Cent onze chefs d'Etat devaient sauver la planète lors d'un sommet qui serait resté dans les manuels d'histoire ; Copenhague aura été un "fiasco" et c'est regrettable car les enjeux sont réels et les échéances désormais bien loin des urgences.

Au-delà des querelles diplomatiques sino-américaines, des appels au secours africains et des coups de gueule français, l'échec de Copenhague est celui de la diplomatie technique et de la gouvernance mondiale.

Précurseur en matière de régulation internationale, l'industrie maritime peut peut-être apporter un éclairage à cette impasse. Car si les Etats habitués aux législations répressives peuvent s'étonner qu'on ne parvienne pas à imposer le bâton, les coutumiers du "soft law" que nous sommes n'avaient que peu de doutes sur l'issue de négociations engagées dans le manichéisme des bons défenseurs de l'environnement contre les mauvais pollueurs.

Or, l'antagonisme n'existe plus, ONG et professionnels font cause commune depuis bien longtemps ! Attiser le clivage virtuel entre industrie et environnement est non seulement factice mais contre-productif. L'industrie maritime, par exemple, n'a attendu ni Copenhague, ni même Kyoto pour réduire ses émissions de CO2. Pourquoi ? Parce qu'intérêts économique et écologique convergent ! Réduire les émissions, c'est tout simplement réduire sa consommation.

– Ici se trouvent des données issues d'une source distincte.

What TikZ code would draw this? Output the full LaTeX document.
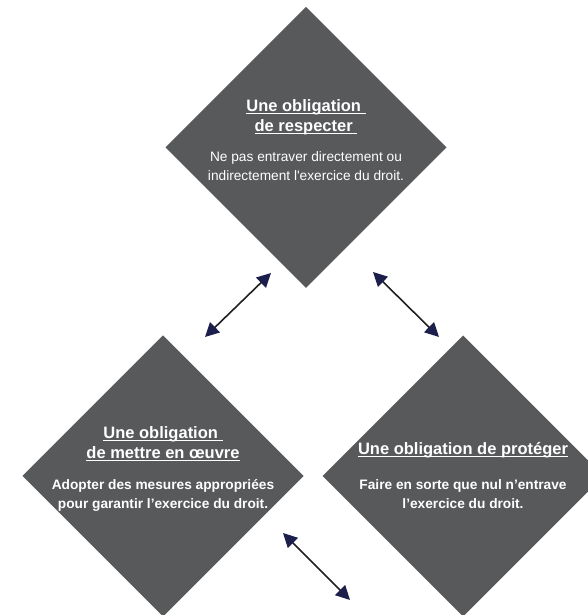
\documentclass[tikz,border=0pt]{standalone}
\usepackage{fontspec}
\setmainfont{Liberation Sans}
\usetikzlibrary{shapes.geometric,arrows.meta}
\definecolor{gris}{HTML}{58595B}
\definecolor{marine}{HTML}{1C1F4C}
\definecolor{trait}{HTML}{231F20}
\newcommand{\souligne}[1]{\setbox0\hbox{#1}\rlap{\rule[-2.6pt]{\wd0}{1.1pt}}\box0}

\begin{document}
\begin{tikzpicture}[x=1pt,y=1pt,
	losange/.style={diamond,aspect=1,fill=gris,minimum width=281pt,minimum height=281pt,inner sep=0pt,outer sep=0pt},
	titre/.style={text=white,font=\bfseries\fontsize{16.5}{20}\selectfont,align=center,inner sep=0pt},
	corps/.style={text=white,font=\fontsize{13.7}{19}\selectfont,align=center,inner sep=0pt},
	lien/.style={draw=trait,line width=1.6pt,{Triangle[length=14pt,width=14pt,color=marine]}-{Triangle[length=14pt,width=14pt,color=marine]}}]
	
	% Cadre de l'image
	\useasboundingbox (0,0) rectangle (588,615);
	\clip (0,0) rectangle (588,615);
	
	% Obligation de respecter (en haut)
	\node[losange] (respecter) at (306,467.5) {};
	\node[titre] (respecter-titre) at (306,497.5) {\souligne{Une obligation\ }\\\souligne{de respecter\ }};
	\node[corps] (respecter-texte) at (306,449) {Ne pas entraver directement ou\\indirectement l\textquotesingle exercice du droit.};
	
	% Obligation de mettre en oeuvre (en bas a gauche)
	\node[losange] (oeuvre) at (163,139) {};
	\node[titre] (oeuvre-titre) at (163,171) {\souligne{Une obligation\ }\\\souligne{de mettre en œuvre}};
	\node[corps,font=\bfseries\fontsize{13.7}{19}\selectfont] (oeuvre-texte) at (163,120) {Adopter des mesures appropriées\\pour garantir l’exercice du droit.};
	
	% Obligation de proteger (en bas a droite)
	\node[losange] (proteger) at (463,139) {};
	\node[titre] (proteger-titre) at (463,165) {\souligne{Une obligation de protéger}};
	\node[corps,font=\bfseries\fontsize{13.7}{19}\selectfont] (proteger-texte) at (463,121) {Faire en sorte que nul n’entrave\\l’exercice du droit.};
	
	% Extremites des fleches
	\coordinate (fg-bas) at (205,278);
	\coordinate (fg-haut) at (271,342);
	\coordinate (fd-haut) at (373,343);
	\coordinate (fd-bas) at (439,278);
	\coordinate (fb-haut) at (283,82);
	\coordinate (fb-bas) at (350,15);
	
	% Fleches doubles
	\draw[lien] (fg-bas) -- (fg-haut);
	\draw[lien] (fd-haut) -- (fd-bas);
	\draw[lien] (fb-haut) -- (fb-bas);
\end{tikzpicture}
\end{document}
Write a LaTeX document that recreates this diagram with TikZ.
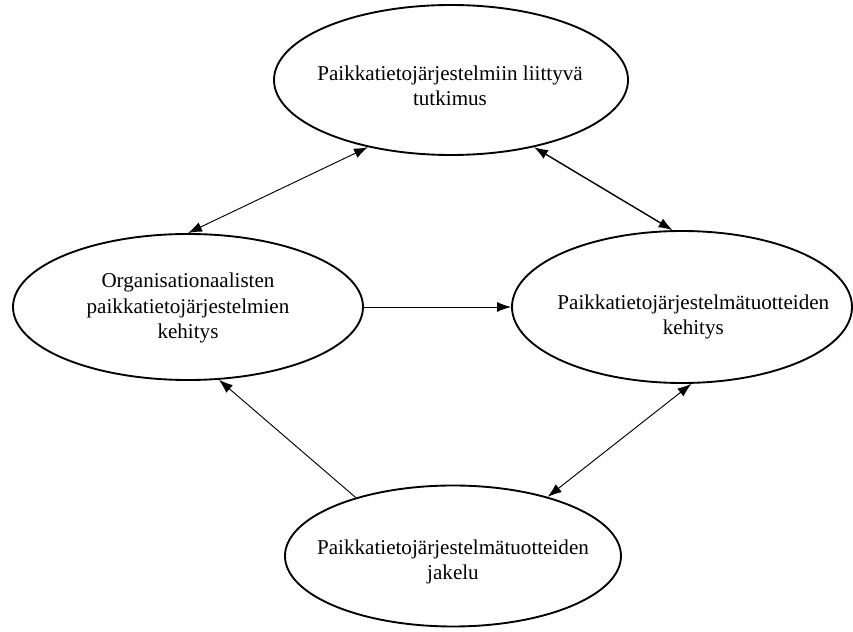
\documentclass[tikz,border=0pt]{standalone}
\usepackage{fontspec}
\setmainfont{Liberation Serif}
\usepackage{tikz}
\usetikzlibrary{shapes.geometric,arrows.meta,positioning}

\begin{document}
\begin{tikzpicture}[
  ell/.style={ellipse,draw=black,line width=1.6pt,inner sep=0pt},
  txt/.style={align=center,font=\fontsize{18}{21.6}\selectfont},
  fl/.style={line width=0.8pt,-{Latex[length=4.2mm,width=3mm]}},
  dfl/.style={line width=0.8pt,{Latex[length=4.2mm,width=3mm]}-{Latex[length=4.2mm,width=3mm]}}]

  \useasboundingbox (0,0) rectangle (25.59,18.96);

  \node[ell,minimum width=10.62cm,minimum height=4.5cm]  (tutk)   at (13.53,16.56) {};
  \node[ell,minimum width=10.5cm,minimum height=4.38cm]  (org)    at (5.64,9.75)   {};
  \node[ell,minimum width=10.2cm,minimum height=4.56cm]  (prod)   at (20.46,9.75)  {};
  \node[ell,minimum width=10.08cm,minimum height=4.23cm] (jakelu) at (13.59,2.28)  {};

  \node[txt] (tutk-t)   at (13.5,16.38) {Paikkatietojärjestelmiin liittyvä\\tutkimus};
  \node[txt] (org-t)    at (5.64,9.72)  {Organisationaalisten\\paikkatietojärjestelmien\\kehitys};
  \node[txt] (prod-t)   at (20.8,9.45)  {Paikkatietojärjestelmätuotteiden\\kehitys};
  \node[txt] (jakelu-t) at (13.59,2.1)  {Paikkatietojärjestelmätuotteiden\\jakelu};

  \draw[dfl] (org.north) -- (tutk.219);
  \draw[dfl,line width=1.2pt] (tutk.321) -- (prod.97);
  \draw[fl] (org.east) -- (prod.west);
  \draw[fl] (jakelu.149) -- (org.293);
  \draw[dfl] (jakelu.32) -- (prod.277);
\end{tikzpicture}
\end{document}
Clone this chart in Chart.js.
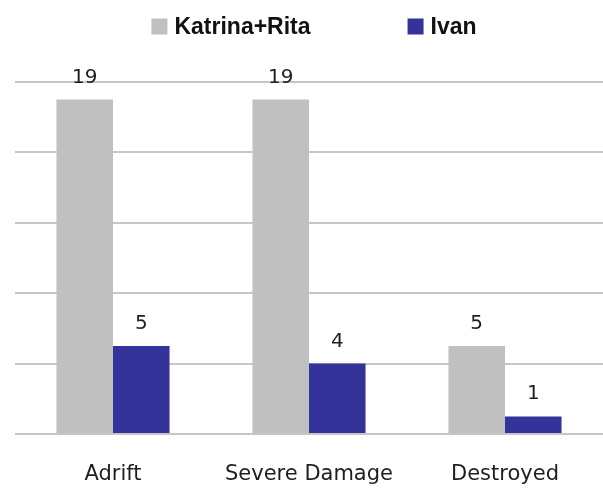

Et les soutes représentent une part si considérable de leurs charges que les entreprises maritimes n'ont pas eu besoin de l'argument écologique pour rechercher des moyens de faire des économies. Il y a bien longtemps que les opérateurs ont intégré la dimension du développement durable dans leurs stratégies d'entreprise. Même si cela leur coûte. Non parce qu'on les y a contraints. Mais parce que c'est leur intérêt bien compris.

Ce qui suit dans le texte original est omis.